NAPOLI – Dopo la grande spinta emotiva che in questi giorni ha accomunato nell’amarezza gran parte della politica, delle associazioni, dei comitati, della cittadinanza, ma soprattutto del mondo scientifico per il grave incendio che una settimana fa ha distrutto quasi completamente la Città della Scienza, vale la pena spendere qualche minuto per riflettere sul futuro di quell’area che in meno di ventiquattro ore, da fiore all’occhiello della divulgazione scientifica di marca partenopea, si è trasformata in un vero e proprio rompicapo su come intervenire per restituirle velocemente lo splendore soffocato dalle fiamme.
Azioni rapide quindi che dopo l’immediata apertura della raccolta fondi dedicata parlano di un finanziamento da parte della Regione Campania di 15 milioni di euro derivanti dal Pac (Piano di Azione e Coesione), di un contributo compreso tra i 3 e i 5 milioni messo a disposizione dal Provveditorato alle Opere Pubbliche e di circa 7 milioni di euro erogati dal Ministero dell’Istruzione e della Ricerca Scientifica.
Una pioggia di denaro pubblico che se da un lato fa ben sperare, dall’altro ripropone il solito dilemma sugli interessi che un piatto simile può attrarre.
Il primo problema in questo senso, guardando gli enormi cumuli di macerie prodotti dall’incendio, sono le macerie. Centinaia di tonnellate di rifiuti combusti che per loro natura vanno smaltiti in apposite discariche per rifiuti speciali, di cui a oggi la Campania è sprovvista, con dei costi che sono all’incirca il doppio di quelli già di per se molto onerosi necessari allo smaltimento dei rifiuti urbani campani, e che potrebbero lievitare in maniera significativa in termini di trasporto fuori regione o addirittura all’estero.

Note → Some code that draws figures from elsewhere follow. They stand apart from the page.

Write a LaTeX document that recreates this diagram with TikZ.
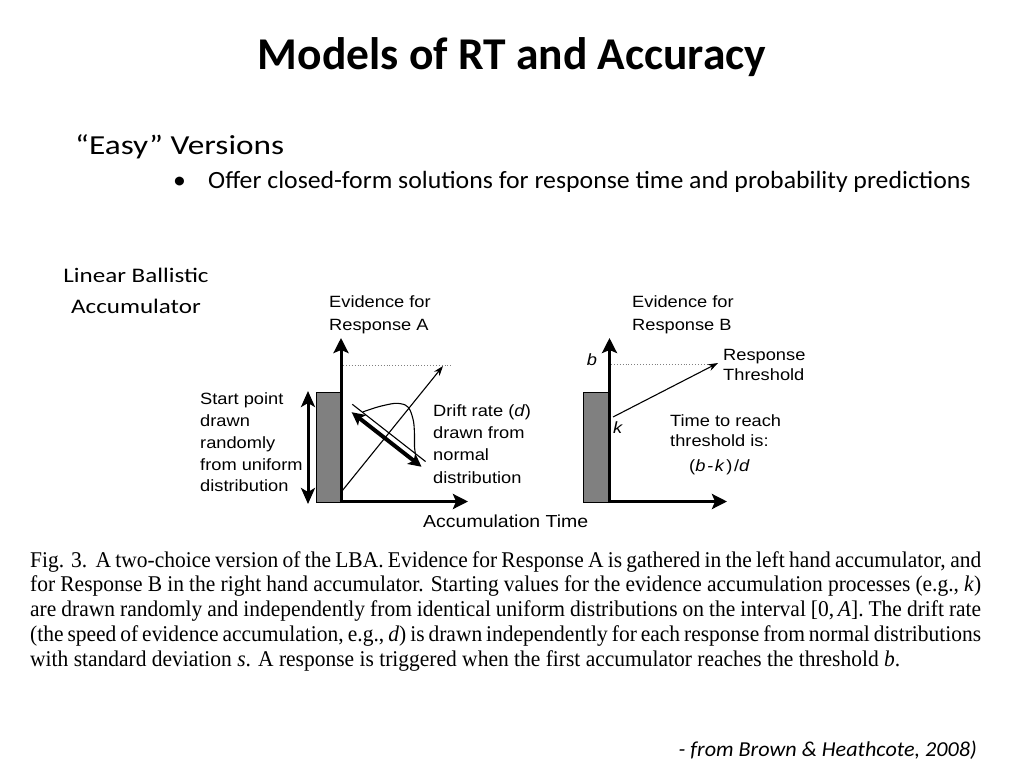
\documentclass[tikz,border=0pt]{standalone}
\usepackage{fontspec}
\setmainfont{Carlito}
\newfontfamily\largo[FakeStretch=1.21]{Carlito}
\newfontfamily\medio[FakeStretch=1.04]{Carlito}
\newfontfamily\figfont[FakeStretch=1.12]{Liberation Sans}
\newfontfamily\capfont[FakeStretch=0.955]{Liberation Serif}
\usetikzlibrary{arrows.meta}
\definecolor{cinza}{RGB}{128,128,128}

\begin{document}
\begin{tikzpicture}[x=1pt,y=1pt,
    eixo/.style={line width=3pt,-{Stealth[length=15pt,width=15pt,inset=3pt]}},
    fina/.style={line width=1.1pt,-{Stealth[length=10pt,width=7pt]}},
    limiar/.style={gray,dotted,line width=0.9pt},
    rotulo/.style={font=\figfont\fontsize{16.3}{22.3}\selectfont,align=left,inner sep=0pt},
    slide/.style={inner sep=0pt}]
  \useasboundingbox (0,0) rectangle (1024,-768);
  % textos do slide
  \node[slide,anchor=base,font=\bfseries\fontsize{45.5}{54}\selectfont] (title) at (512,-70) {Models of RT and Accuracy};
  \node[slide,anchor=base west,font=\largo\fontsize{27.5}{34}\selectfont] (easy) at (75,-154) {“Easy” Versions};
  \node[slide,anchor=base west,font=\medio\fontsize{24.8}{30}\selectfont] (dot) at (173,-188) {•};
  \node[slide,anchor=base west,font=\medio\fontsize{24.8}{30}\selectfont] (offer) at (208,-188) {Offer closed-form solutions for response time and probability predictions};
  \node[slide,anchor=base,align=center,font=\largo\fontsize{20.7}{31}\selectfont] (lba) at (136,-313) {Linear Ballistic\\Accumulator};
  % acumulador A
  \fill[cinza,draw=black,line width=0.6pt] (316,-392) rectangle (340,-502); % ponto inicial
  \draw[eixo] (341,-503) -- (341,-338);                  % eixo vertical
  \draw[eixo] (339.5,-501.5) -- (468,-501.5);            % eixo horizontal
  \draw[limiar] (343,-365) -- (452,-365);                % limiar
  \draw[fina] (342,-491) -- (443,-366);                  % acumulacao
  \draw[line width=3pt,{Stealth[length=16pt,width=14pt,inset=4pt]}-{Stealth[length=16pt,width=14pt,inset=4pt]}] (308,-391) -- (308,-504); % intervalo [0,A]
  \begin{scope}[shift={(352.3,-404.3)},rotate=-38]
    \draw[line width=1.1pt] (0,0) -- (93,0);             % base da normal
    \draw[line width=4pt,{Stealth[length=13pt,width=13pt,inset=3pt]}-{Stealth[length=13pt,width=13pt,inset=3pt]}] (4.4,-6.6) -- (93,-6.6); % taxa
    \draw[line width=1.1pt] plot[smooth] coordinates {(13,0.5) (22,14) (33,27) (42,32) (49,31) (59,24) (68,14) (75,5) (80,0)}; % normal
  \end{scope}
  \node[rotulo,anchor=base west,font=\figfont\fontsize{16.3}{22.8}\selectfont] (evA) at (329,-330) {Evidence for\\Response A};
  \node[rotulo,anchor=base west,font=\figfont\fontsize{16.3}{21.7}\selectfont] (start) at (200,-491.7) {Start point\\drawn\\randomly\\from uniform\\distribution};
  \node[rotulo,anchor=base west] (drift) at (433,-483) {Drift rate (\textit{d})\\drawn from\\normal\\distribution};
  \node[rotulo,anchor=base west,font=\figfont\fontsize{17.4}{22}\selectfont] (acc) at (423,-527) {Accumulation Time};
  % acumulador B
  \fill[cinza,draw=black,line width=0.6pt] (583,-392) rectangle (608,-502);
  \draw[eixo] (609.5,-503) -- (609.5,-338);
  \draw[eixo] (608,-501.5) -- (727,-501.5);
  \draw[limiar] (611,-364) -- (717,-364);
  \draw[fina] (613,-417) -- (718,-363);
  \node[rotulo,anchor=base west,font=\figfont\fontsize{16.3}{22.8}\selectfont] (evB) at (632,-330) {Evidence for\\Response B};
  \node[rotulo,anchor=base] (lbb) at (592,-365) {\textit{b}};
  \node[rotulo,anchor=base] (lbk) at (618,-433) {\textit{k}};
  \node[rotulo,anchor=base west,font=\figfont\fontsize{16.3}{20.5}\selectfont] (resp) at (723,-380.5) {Response\\Threshold};
  \node[rotulo,anchor=base west,font=\figfont\fontsize{16.3}{20.5}\selectfont] (time) at (670,-446.7) {Time to reach\\threshold is:};
  \node[rotulo,anchor=base west,font=\figfont\fontsize{16.3}{22}\selectfont\addfontfeature{LetterSpace=10}] (frac) at (689,-471) {(\textit{b-k})/\textit{d}};
  % legenda da figura
  \node[slide,anchor=base west,text width=951pt,align=justify,font=\capfont\fontsize{22.5}{24.75}\selectfont] (caption) at (30,-567)
    {Fig. 3.\ \ A two-choice version of the LBA. Evidence for Response A is gathered in the left hand accumulator, and\linebreak
     for Response B in the right hand accumulator. Starting values for the evidence accumulation processes (e.g., \textit{k})\linebreak
     are drawn randomly and independently from identical uniform distributions on the interval [0,\,\textit{A}]. The drift rate\linebreak
     (the speed of evidence accumulation, e.g., \textit{d}) is drawn independently for each response from normal distributions\linebreak
     with standard deviation \textit{s}. A response is triggered when the first accumulator reaches the threshold \textit{b}.};
  \node[slide,anchor=base east,font=\medio\itshape\fontsize{21.3}{24}\selectfont] (source) at (977,-756) {- from Brown \& Heathcote, 2008)};
\end{tikzpicture}
\end{document}
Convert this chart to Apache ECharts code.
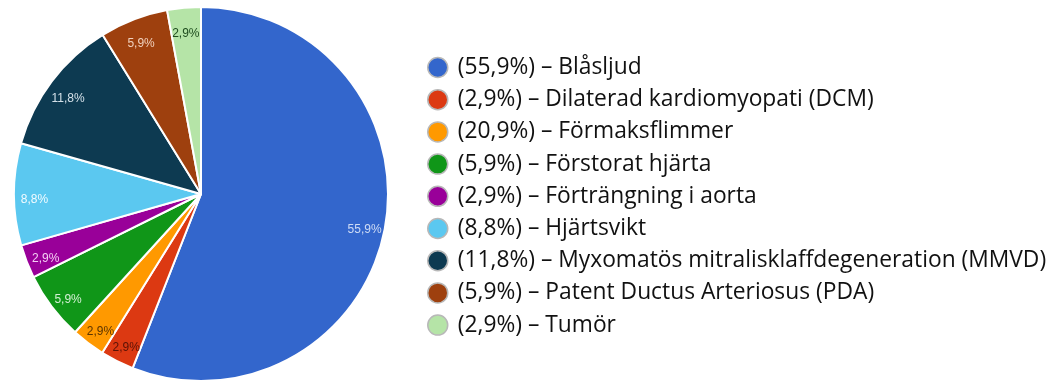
<!DOCTYPE html>
<html>
<head>
<meta charset="utf-8">
<script src="https://cdn.jsdelivr.net/npm/echarts@6/dist/echarts.min.js"></script>
<style>
  html, body { margin: 0; padding: 0; background: #ffffff; }
  #chart { width: 1050px; height: 382px; }
</style>
</head>
<body>
<div id="chart"></div>
<script>
// Diagnoses, in clockwise order from 12 o'clock
const categories = [
  'Blåsljud',
  'Dilaterad kardiomyopati (DCM)',
  'Förmaksflimmer',
  'Förstorat hjärta',
  'Förträngning i aorta',
  'Hjärtsvikt',
  'Myxomatös mitralisklaffdegeneration (MMVD)',
  'Patent Ductus Arteriosus (PDA)',
  'Tumör'
];
// Share of cases, percent
const shares = [55.9, 2.9, 2.9, 5.9, 2.9, 8.8, 11.8, 5.9, 2.9];
// Percentages as printed in the legend
const legendShares = ['55,9%', '2,9%', '20,9%', '5,9%', '2,9%', '8,8%', '11,8%', '5,9%', '2,9%'];

const sliceColors = ['#3366cc', '#dc3912', '#ff9900', '#109618', '#990099',
                     '#5bc8f0', '#0d3a51', '#9e400e', '#b5e4a7'];
const labelColors = ['#cfdcf5', '#5a1206', '#5c3500', '#d3f0d3', '#f3cdf3',
                     '#f2fbff', '#d4e0e8', '#f1d2bf', '#1f4d1f'];

const fmt = v => v.toFixed(1).replace('.', ',') + '%';

const pieData = categories.map((name, i) => ({
  name,
  value: shares[i],
  itemStyle: { color: sliceColors[i] }
}));

const labelData = categories.map((name, i) => ({
  name,
  value: shares[i],
  label: { color: labelColors[i] }
}));

const legendText = {};
categories.forEach((name, i) => { legendText[name] = '(' + legendShares[i] + ') – ' + name; });

const chart = echarts.init(document.getElementById('chart'), null, { renderer: 'canvas' });
chart.setOption({
  animation: false,
  backgroundColor: '#ffffff',
  legend: {
    orient: 'vertical',
    left: 422,
    top: 51,
    icon: 'circle',
    itemWidth: 20,
    itemHeight: 20,
    itemGap: 9.2,
    itemStyle: { borderColor: '#b8b8b8', borderWidth: 1.5 },
    selectedMode: false,
    textStyle: {
      fontFamily: 'Open Sans',
      fontSize: 22.8,
      lineHeight: 20,
      color: '#111111',
      padding: [0, 0, 0, 5]
    },
    formatter: name => legendText[name],
    data: categories
  },
  series: [
    {
      type: 'pie',
      center: [201, 194],
      radius: [0, 187],
      startAngle: 90,
      clockwise: true,
      silent: true,
      label: { show: false },
      labelLine: { show: false },
      itemStyle: { borderColor: '#ffffff', borderWidth: 2 },
      data: pieData
    },
    {
      // transparent ring that carries the percentage labels near the rim
      type: 'pie',
      center: [201, 194],
      radius: [140, 187],
      startAngle: 90,
      clockwise: true,
      silent: true,
      itemStyle: { color: 'rgba(0,0,0,0)' },
      label: {
        show: true,
        position: 'inside',
        offset: [0, 5],
        fontFamily: 'Arial, Liberation Sans, sans-serif',
        fontSize: 12,
        formatter: p => fmt(p.value)
      },
      labelLine: { show: false },
      emphasis: { disabled: true },
      data: labelData
    }
  ]
});
</script>
</body>
</html>
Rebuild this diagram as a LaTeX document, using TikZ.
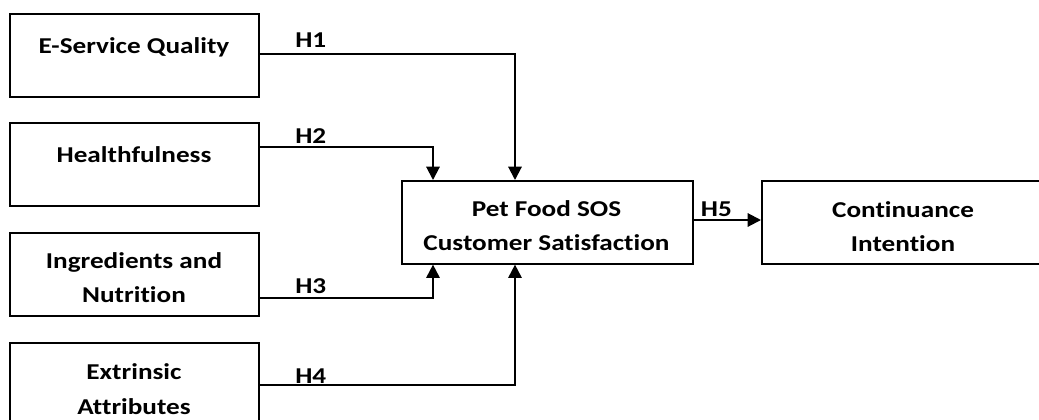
\documentclass[tikz,border=0pt]{standalone}
\usepackage{fontspec}
\setmainfont{Carlito}[FakeStretch=1.2, Ligatures=NoCommon]
\usetikzlibrary{arrows.meta}
\begin{document}
\begin{tikzpicture}[x=0.75pt,y=-0.75pt,
  box/.style={draw=black, line width=1.2pt, minimum width=#1, minimum height=62.25pt, inner sep=0pt, anchor=north west},
  txt/.style={font=\fontsize{17}{26}\selectfont\bfseries, align=center, inner sep=0pt},
  hyp/.style={font=\fontsize{17}{20}\selectfont\bfseries, inner sep=0pt, anchor=base west},
  conn/.style={line width=1.5pt, -{Triangle[length=10pt,width=10pt]}}]
\useasboundingbox (0,0) rectangle (1039,419);
% boxes
\node[box=186.75pt] (esq) at (9,13) {};
\node[box=186.75pt] (hl) at (9,122) {};
\node[box=186.75pt] (ing) at (9,232) {};
\node[box=186.75pt] (ext) at (9,342) {};
\node[box=218.25pt] (psc) at (401,180) {};
\node[box=212.25pt] (ci) at (761,180) {};
% texts
\node[txt, anchor=base] (esqt) at (134,53) {E-Service Quality};
\node[txt, anchor=base] (hlt) at (134,162) {Healthfulness};
\node[txt] (ingt) at (134,277.6) {Ingredients and\\Nutrition};
\node[txt] (extt) at (134,389) {Extrinsic\\Attributes};
\node[txt] (psct) at (546.5,225.6) {Pet Food SOS\\Customer Satisfaction};
\node[txt] (cit) at (903,226.6) {Continuance\\Intention};
% arrow targets
\coordinate (t1) at ([xshift=85.5pt]psc.north west);
\coordinate (t2) at ([xshift=24pt]psc.north west);
\coordinate (t3) at ([xshift=24pt]psc.south west);
\coordinate (t4) at ([xshift=85.5pt]psc.south west);
% connectors
\draw[conn] (esq.north east) ++(0,41) -| (t1);
\draw[conn] (hl.north east) ++(0,25) -| (t2);
\draw[conn] (ing.north east) ++(0,66) -| (t3);
\draw[conn] (ext.north east) ++(0,43) -| (t4);
\draw[conn] (psc.east |- 0,220) -- (ci.west |- 0,220);
% labels
\node[hyp] (h1) at (295,47.7) {H1};
\node[hyp] (h2) at (295,143) {H2};
\node[hyp] (h3) at (295,293) {H3};
\node[hyp] (h4) at (295,383) {H4};
\node[hyp] (h5) at (700.7,216.7) {H5};
\end{tikzpicture}
\end{document}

Costi che nella storia degli ultimi vent’anni di una Campania perennemente alle prese con l’emergenza rifiuti hanno troppo spesso fatto il paio con le migliaia di casi di smaltimento illecito di rifiuti tossici che attraverso la tecnica del giro di bolla venivano declassati, solo su carta, da pericolosi e non pericolosi per poterli poi occultare all’interno di discariche per rifiuti urbani. Degli stessi rifiuti tossici industriali che in piena emergenza venivano mescolati e trasportati insieme ai rifiuti urbani rimossi in fretta e furia dalle strade per raggiungere le stesse discariche. Traffici e smaltimenti illeciti che in pochi anni hanno messo letteralmente in ginocchio l’economia di Napoli e dell’intera Campania.
Uno spettro che prima e insieme al disastro di Città della Scienza aspetta di esser spazzato via ora più che mai da serie politiche di contrasto alla criminalità che in questo momento richiedono massima attenzione affinché si possa cogliere nella rinascita di Città della Scienza l’occasione di rilancio per il quartiere Bagnoli, di Napoli e della Campania tutta.